Given records:
====

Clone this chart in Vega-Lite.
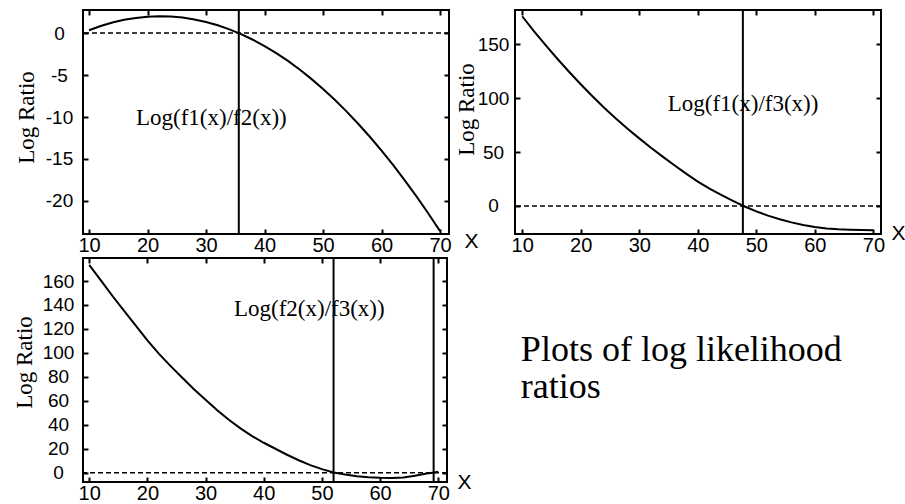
{
  "$schema": "https://vega.github.io/schema/vega-lite/v6.json",
  "background": "white",
  "padding": {"left": 12, "top": 8, "right": 0, "bottom": 0},
  "bounds": "flush",
  "columns": 2,
  "spacing": {"row": 24, "column": 66},
  "concat": [
    {
      "width": 366,
      "height": 224,
      "data": {"values": [
        {"x": 10, "y": 0.33}, {"x": 12, "y": 0.83}, {"x": 14, "y": 1.25}, {"x": 16, "y": 1.57},
        {"x": 18, "y": 1.80}, {"x": 20, "y": 1.95}, {"x": 22, "y": 2.0}, {"x": 24, "y": 1.96},
        {"x": 26, "y": 1.84}, {"x": 28, "y": 1.62}, {"x": 30, "y": 1.32}, {"x": 32, "y": 0.92},
        {"x": 34, "y": 0.44}, {"x": 36, "y": -0.13}, {"x": 38, "y": -0.80}, {"x": 40, "y": -1.55},
        {"x": 42, "y": -2.39}, {"x": 44, "y": -3.32}, {"x": 46, "y": -4.34}, {"x": 48, "y": -5.46},
        {"x": 50, "y": -6.66}, {"x": 52, "y": -7.95}, {"x": 54, "y": -9.33}, {"x": 56, "y": -10.80},
        {"x": 58, "y": -12.35}, {"x": 60, "y": -14.00}, {"x": 62, "y": -15.74}, {"x": 64, "y": -17.57},
        {"x": 66, "y": -19.49}, {"x": 68, "y": -21.49}, {"x": 70, "y": -23.59}
      ]},
      "layer": [
        {
          "mark": {"type": "line", "color": "black", "strokeWidth": 2, "clip": true},
          "encoding": {
            "x": {"field": "x", "type": "quantitative",
                  "scale": {"domain": [8.97, 71.53], "nice": false, "zero": false},
                  "axis": {"orient": "bottom", "values": [10, 20, 30, 40, 50, 60, 70],
                           "title": "X", "titleX": 388, "titleY": 7}},
            "y": {"field": "y", "type": "quantitative",
                  "scale": {"domain": [-23.93, 2.74], "nice": false, "zero": false},
                  "axis": {"orient": "left", "values": [0, -5, -10, -15, -20], "labelPadding": 29,
                           "title": "Log Ratio", "titleX": -57, "titleY": 107}}
          }
        },
        {
          "data": {"values": [{"y0": 0}]},
          "mark": {"type": "rule", "color": "black", "strokeWidth": 1.5, "strokeDash": [5, 3]},
          "encoding": {
            "y": {"field": "y0", "type": "quantitative",
                  "scale": {"domain": [-23.93, 2.74], "nice": false, "zero": false},
                  "axis": {"orient": "right", "values": [0, -5, -10, -15, -20], "labels": false, "title": null}}
          }
        },
        {
          "data": {"values": [{"xv": 35.6}]},
          "mark": {"type": "rule", "color": "black", "strokeWidth": 2},
          "encoding": {
            "x": {"field": "xv", "type": "quantitative",
                  "scale": {"domain": [8.97, 71.53], "nice": false, "zero": false},
                  "axis": {"orient": "top", "values": [10, 20, 30, 40, 50, 60, 70], "labels": false, "title": null}}
          }
        },
        {
          "data": {"values": [{"tx": 18.03, "ty": -10.95, "t": "Log(f1(x)/f2(x))"}]},
          "mark": {"type": "text", "align": "left", "baseline": "alphabetic", "font": "Liberation Serif", "fontSize": 23, "color": "black"},
          "encoding": {
            "x": {"field": "tx", "type": "quantitative", "scale": {"domain": [8.97, 71.53], "nice": false, "zero": false}, "axis": null},
            "y": {"field": "ty", "type": "quantitative", "scale": {"domain": [-23.93, 2.74], "nice": false, "zero": false}, "axis": null},
            "text": {"field": "t"}
          }
        }
      ],
      "resolve": {"axis": {"x": "independent", "y": "independent"}}
    },
    {
      "width": 366,
      "height": 224,
      "data": {"values": [
        {"x": 10, "y": 176.0}, {"x": 12, "y": 162.3}, {"x": 14, "y": 149.2}, {"x": 16, "y": 136.6},
        {"x": 18, "y": 124.5}, {"x": 20, "y": 112.9}, {"x": 22, "y": 101.8}, {"x": 24, "y": 91.2},
        {"x": 26, "y": 81.2}, {"x": 28, "y": 71.7}, {"x": 30, "y": 62.7}, {"x": 32, "y": 54.0},
        {"x": 34, "y": 45.8}, {"x": 36, "y": 37.8}, {"x": 38, "y": 30.0}, {"x": 40, "y": 22.6},
        {"x": 42, "y": 16.0}, {"x": 44, "y": 10.2}, {"x": 46, "y": 4.7}, {"x": 48, "y": -0.5},
        {"x": 50, "y": -5.0}, {"x": 52, "y": -9.0}, {"x": 54, "y": -12.3}, {"x": 56, "y": -15.2},
        {"x": 58, "y": -17.6}, {"x": 60, "y": -19.5}, {"x": 62, "y": -20.8}, {"x": 64, "y": -21.6},
        {"x": 66, "y": -22.0}, {"x": 68, "y": -22.3}, {"x": 70, "y": -22.5}
      ]},
      "layer": [
        {
          "mark": {"type": "line", "color": "black", "strokeWidth": 2, "clip": true},
          "encoding": {
            "x": {"field": "x", "type": "quantitative",
                  "scale": {"domain": [8.77, 71.3], "nice": false, "zero": false},
                  "axis": {"orient": "bottom", "values": [10, 20, 30, 40, 50, 60, 70],
                           "title": "X", "titleX": 383, "titleY": -1}},
            "y": {"field": "y", "type": "quantitative",
                  "scale": {"domain": [-26, 181.8], "nice": false, "zero": false},
                  "axis": {"orient": "left", "values": [0, 50, 100, 150], "labelPadding": 27,
                           "title": "Log Ratio", "titleX": -49, "titleY": 99}}
          }
        },
        {
          "data": {"values": [{"y0": 0}]},
          "mark": {"type": "rule", "color": "black", "strokeWidth": 1.5, "strokeDash": [5, 3]},
          "encoding": {
            "y": {"field": "y0", "type": "quantitative",
                  "scale": {"domain": [-26, 181.8], "nice": false, "zero": false},
                  "axis": {"orient": "right", "values": [0, 50, 100, 150], "labels": false, "title": null}}
          }
        },
        {
          "data": {"values": [{"xv": 47.7}]},
          "mark": {"type": "rule", "color": "black", "strokeWidth": 2},
          "encoding": {
            "x": {"field": "xv", "type": "quantitative",
                  "scale": {"domain": [8.77, 71.3], "nice": false, "zero": false},
                  "axis": {"orient": "top", "values": [10, 20, 30, 40, 50, 60, 70], "labels": false, "title": null}}
          }
        },
        {
          "data": {"values": [{"tx": 34.86, "ty": 88.1, "t": "Log(f1(x)/f3(x))"}]},
          "mark": {"type": "text", "align": "left", "baseline": "alphabetic", "font": "Liberation Serif", "fontSize": 23, "color": "black"},
          "encoding": {
            "x": {"field": "tx", "type": "quantitative", "scale": {"domain": [8.77, 71.3], "nice": false, "zero": false}, "axis": null},
            "y": {"field": "ty", "type": "quantitative", "scale": {"domain": [-26, 181.8], "nice": false, "zero": false}, "axis": null},
            "text": {"field": "t"}
          }
        }
      ],
      "resolve": {"axis": {"x": "independent", "y": "independent"}}
    },
    {
      "width": 364,
      "height": 224,
      "data": {"values": [
        {"x": 10, "y": 173.5}, {"x": 12, "y": 160.5}, {"x": 14, "y": 147.5}, {"x": 16, "y": 135.0},
        {"x": 18, "y": 122.8}, {"x": 20, "y": 110.5}, {"x": 22, "y": 99.2}, {"x": 24, "y": 89.0},
        {"x": 26, "y": 79.2}, {"x": 28, "y": 69.7}, {"x": 30, "y": 60.8}, {"x": 32, "y": 52.2},
        {"x": 34, "y": 44.2}, {"x": 36, "y": 37.0}, {"x": 38, "y": 30.6}, {"x": 40, "y": 25.0},
        {"x": 42, "y": 20.0}, {"x": 44, "y": 15.0}, {"x": 46, "y": 10.4}, {"x": 48, "y": 6.3},
        {"x": 50, "y": 3.0}, {"x": 52, "y": 0.2}, {"x": 54, "y": -1.5}, {"x": 56, "y": -2.9},
        {"x": 58, "y": -3.8}, {"x": 60, "y": -4.3}, {"x": 62, "y": -4.4}, {"x": 64, "y": -4.0},
        {"x": 66, "y": -2.5}, {"x": 68, "y": -0.7}, {"x": 69, "y": 0.0}, {"x": 70, "y": 0.8}
      ]},
      "layer": [
        {
          "mark": {"type": "line", "color": "black", "strokeWidth": 2, "clip": true},
          "encoding": {
            "x": {"field": "x", "type": "quantitative",
                  "scale": {"domain": [8.93, 71.5], "nice": false, "zero": false},
                  "axis": {"orient": "bottom", "values": [10, 20, 30, 40, 50, 60, 70],
                           "title": "X", "titleX": 381, "titleY": 0}},
            "y": {"field": "y", "type": "quantitative",
                  "scale": {"domain": [-7.76, 179.2], "nice": false, "zero": false},
                  "axis": {"orient": "left", "values": [0, 20, 40, 60, 80, 100, 120, 140, 160], "labelPadding": 30,
                           "title": "Log Ratio", "titleX": -59, "titleY": 104}}
          }
        },
        {
          "data": {"values": [{"y0": 0}]},
          "mark": {"type": "rule", "color": "black", "strokeWidth": 1.5, "strokeDash": [5, 3]},
          "encoding": {
            "y": {"field": "y0", "type": "quantitative",
                  "scale": {"domain": [-7.76, 179.2], "nice": false, "zero": false},
                  "axis": {"orient": "right", "values": [0, 20, 40, 60, 80, 100, 120, 140, 160], "labels": false, "title": null}}
          }
        },
        {
          "data": {"values": [{"xv": 52.0}, {"xv": 69.2}]},
          "mark": {"type": "rule", "color": "black", "strokeWidth": 2},
          "encoding": {
            "x": {"field": "xv", "type": "quantitative",
                  "scale": {"domain": [8.93, 71.5], "nice": false, "zero": false},
                  "axis": {"orient": "top", "values": [10, 20, 30, 40, 50, 60, 70], "labels": false, "title": null}}
          }
        },
        {
          "data": {"values": [{"tx": 34.88, "ty": 130.8, "t": "Log(f2(x)/f3(x))"}]},
          "mark": {"type": "text", "align": "left", "baseline": "alphabetic", "font": "Liberation Serif", "fontSize": 23, "color": "black"},
          "encoding": {
            "x": {"field": "tx", "type": "quantitative", "scale": {"domain": [8.93, 71.5], "nice": false, "zero": false}, "axis": null},
            "y": {"field": "ty", "type": "quantitative", "scale": {"domain": [-7.76, 179.2], "nice": false, "zero": false}, "axis": null},
            "text": {"field": "t"}
          }
        }
      ],
      "resolve": {"axis": {"x": "independent", "y": "independent"}}
    },
    {
      "width": 366,
      "height": 224,
      "view": {"stroke": null},
      "data": {"values": [{"tx": 0.016, "ty": 0.54, "t": "Plots of log likelihood\nratios"}]},
      "mark": {"type": "text", "align": "left", "baseline": "alphabetic", "font": "Liberation Serif", "fontSize": 36, "lineBreak": "\n", "lineHeight": 37, "color": "black"},
      "encoding": {
        "x": {"field": "tx", "type": "quantitative", "scale": {"domain": [0, 1], "nice": false, "zero": false}, "axis": null},
        "y": {"field": "ty", "type": "quantitative", "scale": {"domain": [0, 1], "nice": false, "zero": false}, "axis": null},
        "text": {"field": "t"}
      }
    }
  ],
  "config": {
    "view": {"stroke": "black", "strokeWidth": 2},
    "axis": {
      "grid": false,
      "domain": false,
      "ticks": true,
      "tickSize": -5,
      "tickWidth": 2,
      "tickColor": "black",
      "labelColor": "black",
      "labelFont": "Liberation Sans",
      "labelFontSize": 19,
      "labelFlush": false,
      "labelOverlap": false,
      "labelExpr": "'' + datum.value",
      "titleColor": "black",
      "titleFontWeight": "normal"
    },
    "axisX": {
      "labelFontSize": 20,
      "labelBaseline": "top",
      "labelPadding": 6,
      "titleFont": "Liberation Sans",
      "titleFontSize": 21,
      "titleAngle": 0,
      "titleAlign": "center",
      "titleBaseline": "middle"
    },
    "axisY": {
      "labelAlign": "center",
      "labelBaseline": "middle",
      "titleFont": "Liberation Serif",
      "titleFontSize": 23,
      "titleAngle": 270,
      "titleAlign": "center",
      "titleBaseline": "middle"
    }
  }
}
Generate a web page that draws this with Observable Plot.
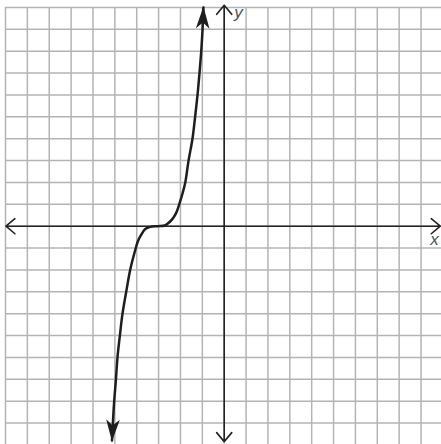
<!DOCTYPE html>
<html>
<head>
<meta charset="utf-8">
<script src="https://cdn.jsdelivr.net/npm/d3@7"></script>
<script src="https://cdn.jsdelivr.net/npm/@observablehq/plot@0.6"></script>
<style>
  html, body { margin: 0; padding: 0; background: #fff; }
  svg { display: block; }
</style>
</head>
<body>
<script>
// Grid ticks (one unit per square)
const gridTicks = d3.range(-10, 11);

// Curve points
const curveX = [-5.13, -5.09, -5.03, -4.95, -4.88, -4.77, -4.65, -4.48, -4.30, -4.07, -3.95, -3.80, -3.61, -3.38, -3.04, -2.72, -2.58, -2.39, -2.20, -2.05, -1.90, -1.78, -1.63, -1.45, -1.33, -1.22, -1.13, -1.05, -0.99, -0.95];
const curveY = [-9.8, -9, -8, -7, -6, -5, -4, -3, -2, -1.1, -0.7, -0.4, -0.13, -0.03, 0, 0.03, 0.12, 0.3, 0.6, 1.02, 1.52, 2, 3, 4, 5, 6, 7, 8, 9, 10];

// Axis arrow ends (data units)
const axisXEnds = [-9.98, 9.88];
const axisYEnds = [-9.85, 10.1];

// Axis labels
const axisLabels = [
  {text: "y", x: 0.65, y: 9.75},
  {text: "x", x: 9.62, y: -0.62}
];

const curve = curveX.map((x, i) => ({x, y: curveY[i]}));

function stealth(orient) {
  return (color, context) => {
    const m = d3.create("svg:marker")
      .attr("viewBox", "-24 -8 28 16")
      .attr("markerWidth", 28)
      .attr("markerHeight", 16)
      .attr("markerUnits", "userSpaceOnUse")
      .attr("refX", 0)
      .attr("refY", 0)
      .attr("orient", orient)
      .attr("fill", color)
      .attr("stroke", "none");
    m.append("path").attr("d", "M1,0 L-21,-6.8 L-15,0 L-21,6.8 Z");
    return m.node();
  };
}

const chart = Plot.plot({
  width: 441,
  height: 444,
  margin: 0,
  x: {domain: [-10, 10], range: [5, 442.4], axis: null},
  y: {domain: [-10, 10], range: [444.4, 7], axis: null},
  style: {background: "#fff"},
  marks: [
    Plot.ruleX(gridTicks, {x: d => d, y1: -10, y2: 10, stroke: "#b4b4b4", strokeWidth: 1.5, strokeOpacity: 1}),
    Plot.ruleY(gridTicks, {y: d => d, x1: -10, x2: 10, stroke: "#b4b4b4", strokeWidth: 1.5, strokeOpacity: 1}),
    Plot.arrow(axisXEnds, {x1: 0, y1: 0, x2: d => d, y2: 0, stroke: "#222", strokeWidth: 1.6, headLength: 11, headAngle: 80}),
    Plot.arrow(axisYEnds, {x1: 0, y1: 0, x2: 0, y2: d => d, stroke: "#222", strokeWidth: 1.6, headLength: 11, headAngle: 80}),
    Plot.line(curve, {x: "x", y: "y", curve: "catmull-rom", stroke: "#1e1e1e", strokeWidth: 2.5,
      markerStart: stealth("auto-start-reverse"), markerEnd: stealth("auto")}),
    Plot.text(axisLabels, {x: "x", y: "y", text: "text", fill: "#4a5466", fontSize: 17, fontStyle: "italic", fontFamily: "Liberation Sans, Arial, sans-serif", textAnchor: "middle"})
  ]
});
document.body.appendChild(chart);
</script>
</body>
</html>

====

Look above for the line with "Generate a web" and the line with "const axisYEnds = [-9.85, 10.1];"; set down those two lines and all lines between them exactly, without pictures and without anything else.

Result below:
Generate a web page that draws this with Observable Plot.
<!DOCTYPE html>
<html>
<head>
<meta charset="utf-8">
<script src="https://cdn.jsdelivr.net/npm/d3@7"></script>
<script src="https://cdn.jsdelivr.net/npm/@observablehq/plot@0.6"></script>
<style>
  html, body { margin: 0; padding: 0; background: #fff; }
  svg { display: block; }
</style>
</head>
<body>
<script>
// Grid ticks (one unit per square)
const gridTicks = d3.range(-10, 11);

// Curve points
const curveX = [-5.13, -5.09, -5.03, -4.95, -4.88, -4.77, -4.65, -4.48, -4.30, -4.07, -3.95, -3.80, -3.61, -3.38, -3.04, -2.72, -2.58, -2.39, -2.20, -2.05, -1.90, -1.78, -1.63, -1.45, -1.33, -1.22, -1.13, -1.05, -0.99, -0.95];
const curveY = [-9.8, -9, -8, -7, -6, -5, -4, -3, -2, -1.1, -0.7, -0.4, -0.13, -0.03, 0, 0.03, 0.12, 0.3, 0.6, 1.02, 1.52, 2, 3, 4, 5, 6, 7, 8, 9, 10];

// Axis arrow ends (data units)
const axisXEnds = [-9.98, 9.88];
const axisYEnds = [-9.85, 10.1];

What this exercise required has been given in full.